- **What is expected**: All of the data that follows should be retyped exactly, please, except the pictures.

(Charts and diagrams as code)
#####
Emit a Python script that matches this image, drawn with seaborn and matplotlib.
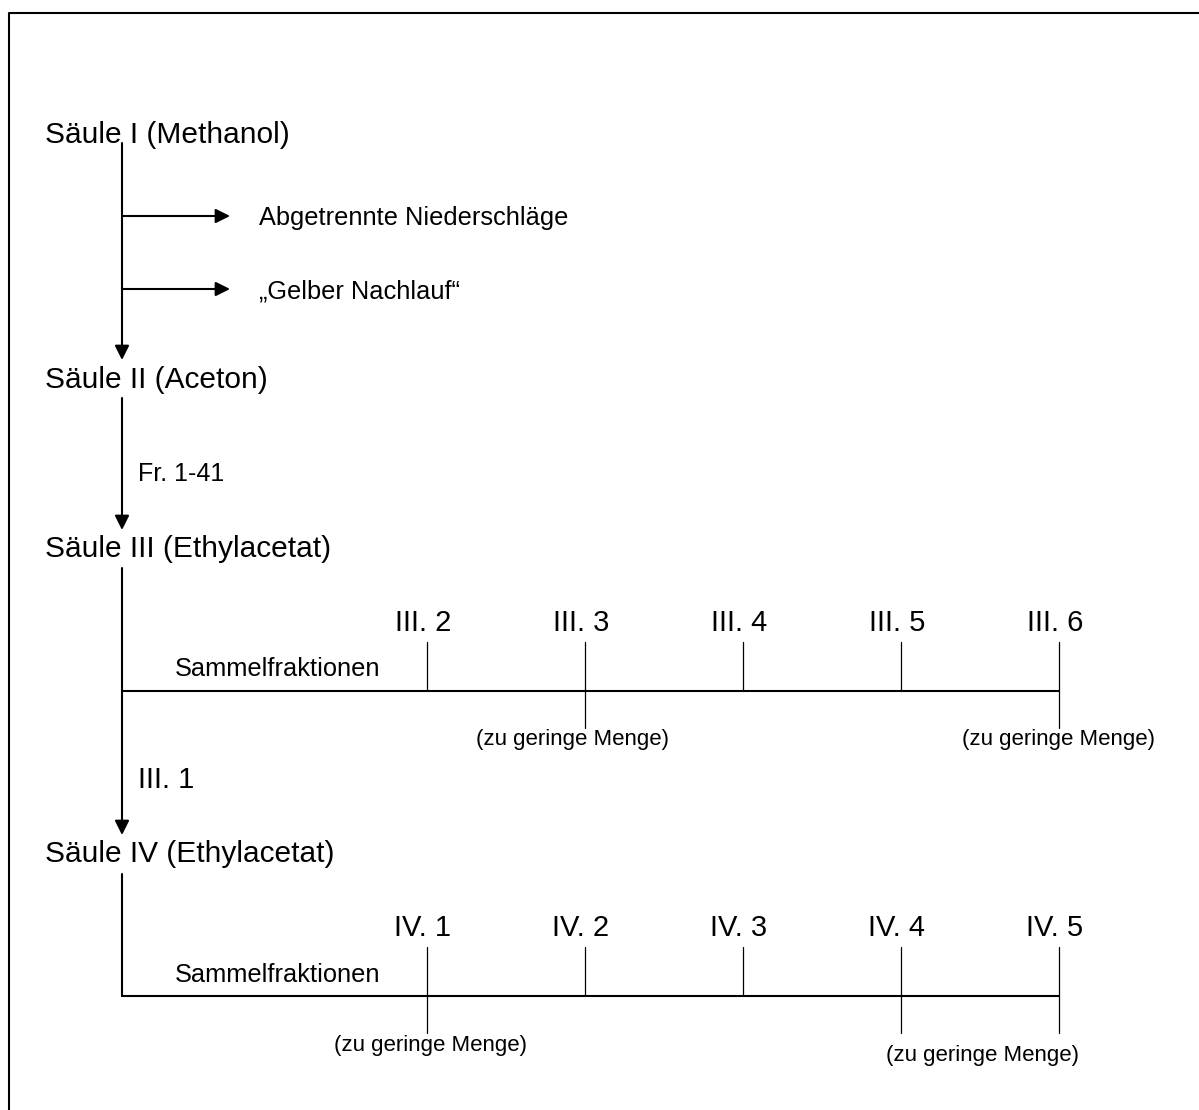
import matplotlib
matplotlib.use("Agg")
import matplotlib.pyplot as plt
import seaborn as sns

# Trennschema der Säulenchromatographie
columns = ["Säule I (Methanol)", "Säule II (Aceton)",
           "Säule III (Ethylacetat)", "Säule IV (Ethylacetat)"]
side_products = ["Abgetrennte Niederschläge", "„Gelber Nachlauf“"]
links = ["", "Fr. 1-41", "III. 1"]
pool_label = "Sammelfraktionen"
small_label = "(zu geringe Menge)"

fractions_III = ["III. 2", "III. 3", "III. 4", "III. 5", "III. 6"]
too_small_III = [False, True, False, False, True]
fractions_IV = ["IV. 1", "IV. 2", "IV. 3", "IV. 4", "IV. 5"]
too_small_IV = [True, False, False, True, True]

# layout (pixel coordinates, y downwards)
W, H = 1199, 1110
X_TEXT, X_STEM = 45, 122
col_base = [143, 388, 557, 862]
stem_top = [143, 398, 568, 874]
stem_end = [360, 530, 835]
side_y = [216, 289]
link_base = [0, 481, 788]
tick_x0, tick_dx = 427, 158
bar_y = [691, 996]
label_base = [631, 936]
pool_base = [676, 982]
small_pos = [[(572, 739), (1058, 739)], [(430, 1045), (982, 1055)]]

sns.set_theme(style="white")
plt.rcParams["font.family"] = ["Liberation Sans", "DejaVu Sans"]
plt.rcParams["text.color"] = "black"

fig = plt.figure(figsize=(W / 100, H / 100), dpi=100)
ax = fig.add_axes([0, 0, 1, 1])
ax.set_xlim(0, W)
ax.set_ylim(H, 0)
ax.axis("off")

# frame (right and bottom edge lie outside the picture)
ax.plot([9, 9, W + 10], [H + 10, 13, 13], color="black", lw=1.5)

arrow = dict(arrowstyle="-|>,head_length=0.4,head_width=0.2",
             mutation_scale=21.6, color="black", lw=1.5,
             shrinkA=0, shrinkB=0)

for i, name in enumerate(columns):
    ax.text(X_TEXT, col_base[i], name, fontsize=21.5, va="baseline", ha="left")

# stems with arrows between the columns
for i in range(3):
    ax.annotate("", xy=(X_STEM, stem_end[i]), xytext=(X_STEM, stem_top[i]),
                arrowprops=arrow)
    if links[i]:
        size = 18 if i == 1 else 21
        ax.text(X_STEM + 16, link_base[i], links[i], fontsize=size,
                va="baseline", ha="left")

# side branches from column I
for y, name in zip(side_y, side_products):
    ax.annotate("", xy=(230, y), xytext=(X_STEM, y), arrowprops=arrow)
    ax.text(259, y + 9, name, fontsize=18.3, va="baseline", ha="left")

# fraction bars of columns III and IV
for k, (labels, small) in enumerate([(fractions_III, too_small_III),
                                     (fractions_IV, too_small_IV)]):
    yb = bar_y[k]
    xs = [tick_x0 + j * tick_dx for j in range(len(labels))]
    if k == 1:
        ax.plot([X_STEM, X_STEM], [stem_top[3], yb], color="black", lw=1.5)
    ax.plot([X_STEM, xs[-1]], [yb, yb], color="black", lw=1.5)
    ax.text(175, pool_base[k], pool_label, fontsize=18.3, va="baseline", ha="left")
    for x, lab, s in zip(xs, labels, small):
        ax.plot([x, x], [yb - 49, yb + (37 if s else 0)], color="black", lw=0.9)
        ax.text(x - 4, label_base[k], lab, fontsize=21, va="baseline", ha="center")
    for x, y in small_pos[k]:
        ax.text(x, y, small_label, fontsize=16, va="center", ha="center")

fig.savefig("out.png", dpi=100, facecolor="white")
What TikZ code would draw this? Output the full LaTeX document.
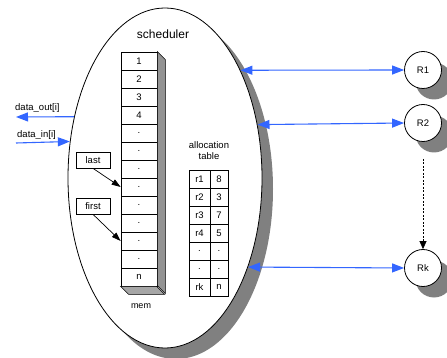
#####
- **Correct result**:
Emit a Python script that matches this image, drawn with seaborn and matplotlib.
import matplotlib
matplotlib.use("Agg")
import matplotlib.pyplot as plt
import seaborn as sns

# Trennschema der Säulenchromatographie
columns = ["Säule I (Methanol)", "Säule II (Aceton)",
           "Säule III (Ethylacetat)", "Säule IV (Ethylacetat)"]
side_products = ["Abgetrennte Niederschläge", "„Gelber Nachlauf“"]
links = ["", "Fr. 1-41", "III. 1"]
pool_label = "Sammelfraktionen"
small_label = "(zu geringe Menge)"

fractions_III = ["III. 2", "III. 3", "III. 4", "III. 5", "III. 6"]
too_small_III = [False, True, False, False, True]
fractions_IV = ["IV. 1", "IV. 2", "IV. 3", "IV. 4", "IV. 5"]
too_small_IV = [True, False, False, True, True]

# layout (pixel coordinates, y downwards)
W, H = 1199, 1110
X_TEXT, X_STEM = 45, 122
col_base = [143, 388, 557, 862]
stem_top = [143, 398, 568, 874]
stem_end = [360, 530, 835]
side_y = [216, 289]
link_base = [0, 481, 788]
tick_x0, tick_dx = 427, 158
bar_y = [691, 996]
label_base = [631, 936]
pool_base = [676, 982]
small_pos = [[(572, 739), (1058, 739)], [(430, 1045), (982, 1055)]]

sns.set_theme(style="white")
plt.rcParams["font.family"] = ["Liberation Sans", "DejaVu Sans"]
plt.rcParams["text.color"] = "black"

fig = plt.figure(figsize=(W / 100, H / 100), dpi=100)
ax = fig.add_axes([0, 0, 1, 1])
ax.set_xlim(0, W)
ax.set_ylim(H, 0)
ax.axis("off")

# frame (right and bottom edge lie outside the picture)
ax.plot([9, 9, W + 10], [H + 10, 13, 13], color="black", lw=1.5)

arrow = dict(arrowstyle="-|>,head_length=0.4,head_width=0.2",
             mutation_scale=21.6, color="black", lw=1.5,
             shrinkA=0, shrinkB=0)

for i, name in enumerate(columns):
    ax.text(X_TEXT, col_base[i], name, fontsize=21.5, va="baseline", ha="left")

# stems with arrows between the columns
for i in range(3):
    ax.annotate("", xy=(X_STEM, stem_end[i]), xytext=(X_STEM, stem_top[i]),
                arrowprops=arrow)
    if links[i]:
        size = 18 if i == 1 else 21
        ax.text(X_STEM + 16, link_base[i], links[i], fontsize=size,
                va="baseline", ha="left")

# side branches from column I
for y, name in zip(side_y, side_products):
    ax.annotate("", xy=(230, y), xytext=(X_STEM, y), arrowprops=arrow)
    ax.text(259, y + 9, name, fontsize=18.3, va="baseline", ha="left")

# fraction bars of columns III and IV
for k, (labels, small) in enumerate([(fractions_III, too_small_III),
                                     (fractions_IV, too_small_IV)]):
    yb = bar_y[k]
    xs = [tick_x0 + j * tick_dx for j in range(len(labels))]
    if k == 1:
        ax.plot([X_STEM, X_STEM], [stem_top[3], yb], color="black", lw=1.5)
    ax.plot([X_STEM, xs[-1]], [yb, yb], color="black", lw=1.5)
    ax.text(175, pool_base[k], pool_label, fontsize=18.3, va="baseline", ha="left")
    for x, lab, s in zip(xs, labels, small):
        ax.plot([x, x], [yb - 49, yb + (37 if s else 0)], color="black", lw=0.9)
        ax.text(x - 4, label_base[k], lab, fontsize=21, va="baseline", ha="center")
    for x, y in small_pos[k]:
        ax.text(x, y, small_label, fontsize=16, va="center", ha="center")

fig.savefig("out.png", dpi=100, facecolor="white")
What TikZ code would draw this? Output the full LaTeX document.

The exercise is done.